The New England Patriots’ aggressive offseason saw them make some massive investments across the board, but no position room was rebuilt quite like the tight ends’. Not only did the team add Jonnu Smith on the first day of the free agency tampering period in mid-March, they also brought in Hunter Henry on the very next day.
Smith and Henry had entered the open market as the consensus top two tight ends available, and the Patriots brought them both in.
With those two in the fold, comparisons to other successful tight end groups of the past were naturally drawn quickly. As Henry pointed out after Wednesday’s training camp practice, however, the duo is not trying to copy those that went before it.
“This offense is built for tight ends,” he said. “Obviously, they’ve had a lot of success with two tight ends. We’re clearly different players than the guys in the past. Those guys were great football players, obviously, and have a tremendous legacy here. We’re not trying to be those guys, we’re going to be ourselves and just looking forward to the challenge ahead. But this offense has tradition with two tight ends.”
While New England’s tradition at the tight end position cannot be denied — players such as Rob Gronkowski, Ben Coats or Russ Francis have become franchise legends — the team struggled to field a competitive group as of late. Follow Gronkowski’s departure in 2019, New England hit a rough patch.
In the first post-Gronkowski season, the group caught just 37 passes for 419 yards and 2 touchdowns. One year later, it bottomed out at 18 catches for 254 yards and 1 score.
Needless to say, reinforcements were needed even after the Patriots invested a pair of third-round draft picks in Devin Asiasi and Dalton Keene just a year ago. Those reinforcements came in the form of Smith and Henry, and their apparent goal is to bring the glory days of New England tight end performance back.
“Boston TE Party, man. Boston TE Party, let’s bring it back,” Smith said, referencing the productive Rob Gronkowski/Aaron Hernandez duo of the early 2010s.
It remains to be seen whether or not Smith and Henry will be able to challenge the numbers posted by those two players, or other tight end duos of the past, but they certainly are aiming high and seem to be well aware about their potential within the New England offense.
“We’re going to do great things together,” Smith said.
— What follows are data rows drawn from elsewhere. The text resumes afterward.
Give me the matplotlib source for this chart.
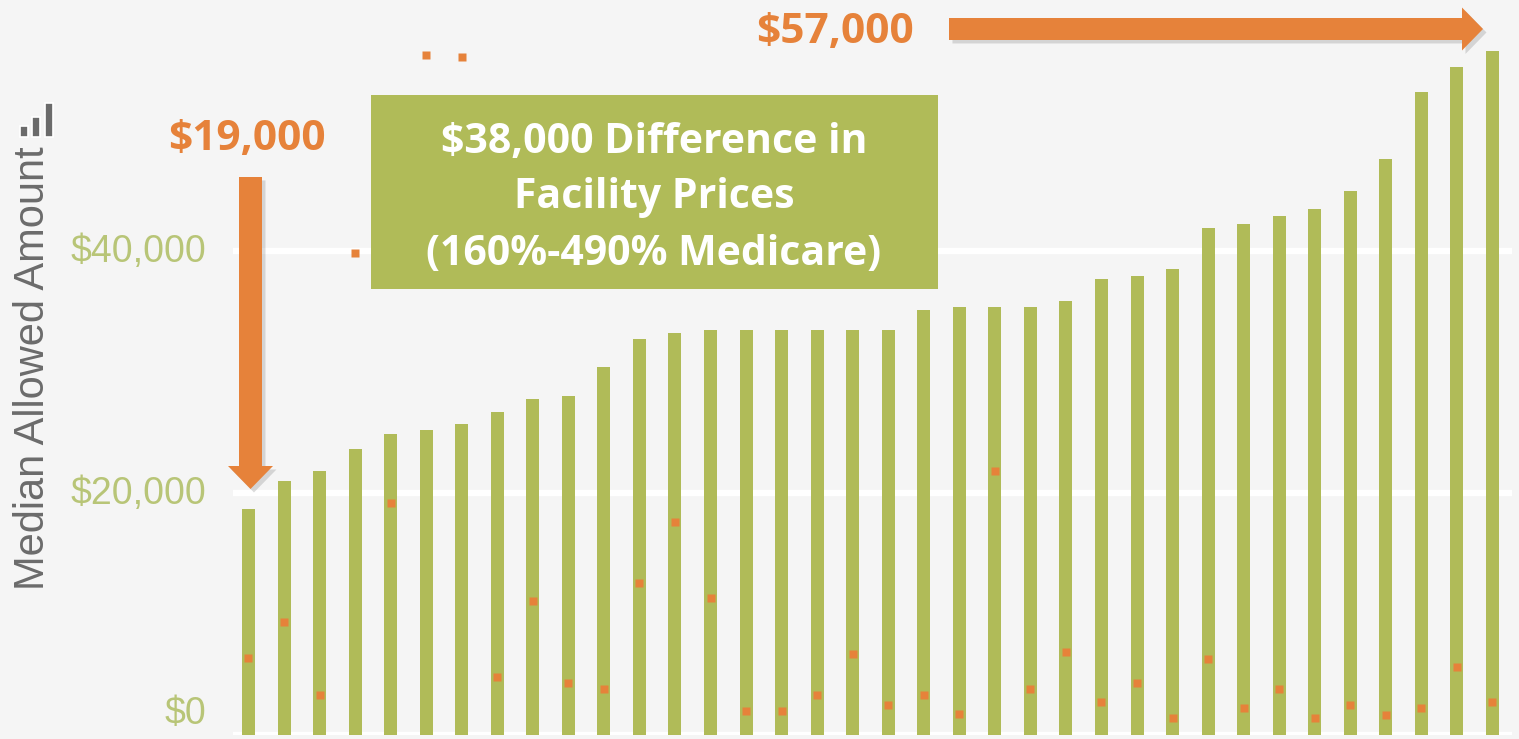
import matplotlib
matplotlib.use('Agg')
import matplotlib.pyplot as plt
import matplotlib.transforms as mtransforms
import matplotlib.patheffects as pe
from matplotlib.patches import Rectangle, FancyArrow
import numpy as np

# ---------------- data ----------------
facility_prices = [18700, 21000, 21800, 23600, 24900, 25200, 25700, 26700, 27800,
                   28000, 30400, 32700, 33200, 33500, 33500, 33500, 33500, 33500,
                   33500, 35100, 35400, 35400, 35400, 35900, 37700, 37900, 38500,
                   41900, 42200, 42900, 43500, 45000, 47600, 53100, 55200, 56500]
medicare_prices = [6400, 9300, 3300, 39800, 19200, 56200, 56000, 4800, 11100,
                   4300, 3800, 12600, 17600, 11300, 2000, 2000, 3300, 6700,
                   2500, 3300, 1700, 21800, 3800, 6900, 2700, 4300, 1400,
                   6300, 2200, 3800, 1400, 2500, 1650, 2200, 5600, 2700]
y_ticks = [0, 20000, 40000]
y_tick_labels = ['$0', '$20,000', '$40,000']
y_title = 'Median Allowed Amount'
low_label = '$19,000'
high_label = '$57,000'
box_lines = ['$38,000 Difference in', 'Facility Prices', '(160%-490% Medicare)']

# ---------------- style ----------------
GREEN = '#b0bb58'
ORANGE = '#e6823a'
BG = '#f5f5f5'
TICK_COLOR = '#b8c577'
TITLE_COLOR = '#6b6b6b'

W, H = 1519, 739
fig = plt.figure(figsize=(W / 100, H / 100), dpi=100, facecolor=BG)
ax = fig.add_axes([233 / W, 4 / H, (1512 - 233) / W, 735 / H])
ax.set_facecolor(BG)

x = np.arange(len(facility_prices))
ax.bar(x, facility_prices, width=0.366, color=GREEN, zorder=2)
ax.plot(x, medicare_prices, ls='none', marker='s', ms=5.2, mfc=ORANGE,
        mec='none', zorder=3, clip_on=False)

ax.set_xlim(-0.436, 35.55)
ax.set_ylim(0, 60744)
ax.set_xticks([])
ax.set_yticks(y_ticks)
ax.set_yticklabels(y_tick_labels, fontsize=27, family='Liberation Sans',
                   color=TICK_COLOR)
ax.tick_params(axis='y', length=0, pad=19)
ax.yaxis.grid(True, color='white', lw=4.5)
ax.set_axisbelow(True)
for s in ax.spines.values():
    s.set_visible(False)

# shift tick labels (the $0 label sits inside the view)
for lab, v in zip(ax.get_yticklabels(), y_ticks):
    dy = 25 if v == 0 else 3
    lab.set_transform(lab.get_transform() +
                      mtransforms.ScaledTranslation(0, dy / 100, fig.dpi_scale_trans))

# pixel transform (x from left, y from top)
px = mtransforms.Affine2D().scale(1, -1).translate(0, H)

# axis title + icon
fig.text(33, 368, y_title, rotation=90, ha='center', va='center', transform=px,
         fontsize=30, family='Liberation Sans', color=TITLE_COLOR)
for (ix, iy, iw, ih) in [(20, 126, 8, 11), (32, 117, 8, 20), (45, 103, 8, 34)]:
    fig.add_artist(Rectangle((ix, iy), iw, ih, transform=px, facecolor=TITLE_COLOR,
                             edgecolor='white', lw=1.2))

shadow = [pe.SimplePatchShadow(offset=(2.5, -2.5), shadow_rgbFace='#888888', alpha=0.3),
          pe.Normal()]

# down arrow
fig.add_artist(FancyArrow(250.5, 177, 0, 489 - 177, width=23, head_width=45,
                          head_length=23, length_includes_head=True, transform=px,
                          facecolor=ORANGE, edgecolor='none', path_effects=shadow))
# right arrow
fig.add_artist(FancyArrow(949, 29, 1483 - 949, 0, width=22, head_width=43,
                          head_length=21, length_includes_head=True, transform=px,
                          facecolor=ORANGE, edgecolor='none', path_effects=shadow))

# labels
fig.text(246.5, 150, low_label, ha='center', va='baseline', transform=px,
         fontsize=30.5, family='Open Sans', fontweight='bold', color=ORANGE)
fig.text(834.5, 43, high_label, ha='center', va='baseline', transform=px,
         fontsize=30.5, family='Open Sans', fontweight='bold', color=ORANGE)

# green box
fig.add_artist(Rectangle((371, 95), 567, 194, transform=px, facecolor=GREEN,
                         edgecolor='none'))
for line, base in zip(box_lines, [153, 208, 265]):
    fig.text(654, base, line, ha='center', va='baseline', transform=px,
             fontsize=29.5, family='Open Sans', fontweight='bold', color='white')

fig.savefig('out.png', dpi=100, facecolor=BG)
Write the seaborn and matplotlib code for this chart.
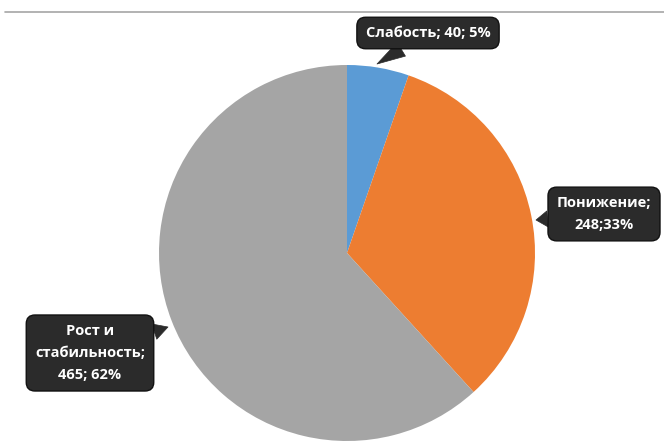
import matplotlib.pyplot as plt
import seaborn as sns

# Data
categories = ["Слабость", "Понижение", "Рост и\nстабильность"]
values = [40, 248, 465]
percents = [5, 33, 62]
colors = ["#5B9BD5", "#ED7D31", "#A5A5A5"]

sns.set_style("white")
plt.rcParams["font.family"] = ["Open Sans", "DejaVu Sans"]

fig = plt.figure(figsize=(6.64, 4.45), dpi=100)
ax = fig.add_axes([0, 0, 1, 1])

ax.pie(values, colors=colors, startangle=90, counterclock=False,
       center=(347, 192), radius=188, frame=True,
       wedgeprops=dict(linewidth=0))
ax.set_xlim(0, 664)
ax.set_ylim(0, 445)
ax.set_aspect("equal")
ax.axis("off")

# thin frame line at the top
ax.plot([5, 664], [433, 433], color="#A6A6A6", lw=1.2)

labels = [f"Слабость; {values[0]}; {percents[0]}%",
          f"Понижение;\n{values[1]};{percents[1]}%",
          f"Рост и\nстабильность;\n{values[2]}; {percents[2]}%"]
text_pos = [(428, 412), (604, 231), (90, 92)]
tips = [(377, 381), (536, 225), (168, 118)]

dark = "#2B2B2B"
for lab, tp, tip in zip(labels, text_pos, tips):
    ax.annotate(lab, xy=tip, xytext=tp, ha="center", va="center",
                color="white", fontsize=10.5, fontweight="bold",
                linespacing=1.75,
                bbox=dict(boxstyle="round,pad=0.6,rounding_size=0.6",
                          fc=dark, ec="#111111", lw=1),
                arrowprops=dict(arrowstyle="wedge,tail_width=1.1,shrink_factor=0.5",
                                fc=dark, ec=dark, lw=0.5,
                                shrinkA=0, shrinkB=0))

fig.savefig("out.png", dpi=100)
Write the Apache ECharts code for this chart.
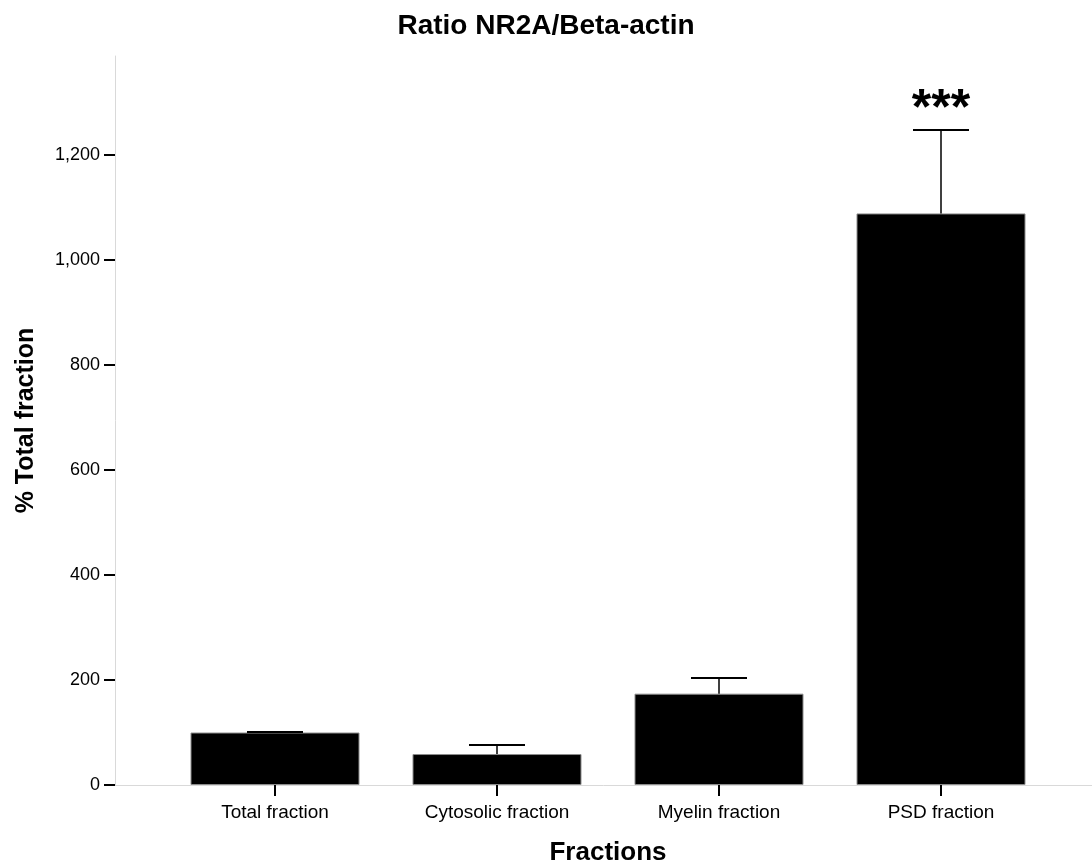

That aspect of being together was mentioned by both players on Wednesday. While Smith called his new teammates a “hell of a player, hell of a tight end, hell of a man,” Henry pointed out that their chemistry will only continue to grow over the coming weeks.
“It’s been good,” he said about his relationship with Smith. “We’ve spent a limited amount of time together, but we’ve spent a good amount of time. That’s only going to build as we get into the trenches together, kind of go through some grind days, and get through some days together. It’s only going to continue to build.”
The Patriots will obviously count on that to happen after having spent a combined $56 million in contractual guarantees on them earlier this year. Money alone does not make a great tight end duo, obviously, but after two sub-par seasons New England needed to make some changes.
They did by investing in a potential “Boston TE Party 2.0.”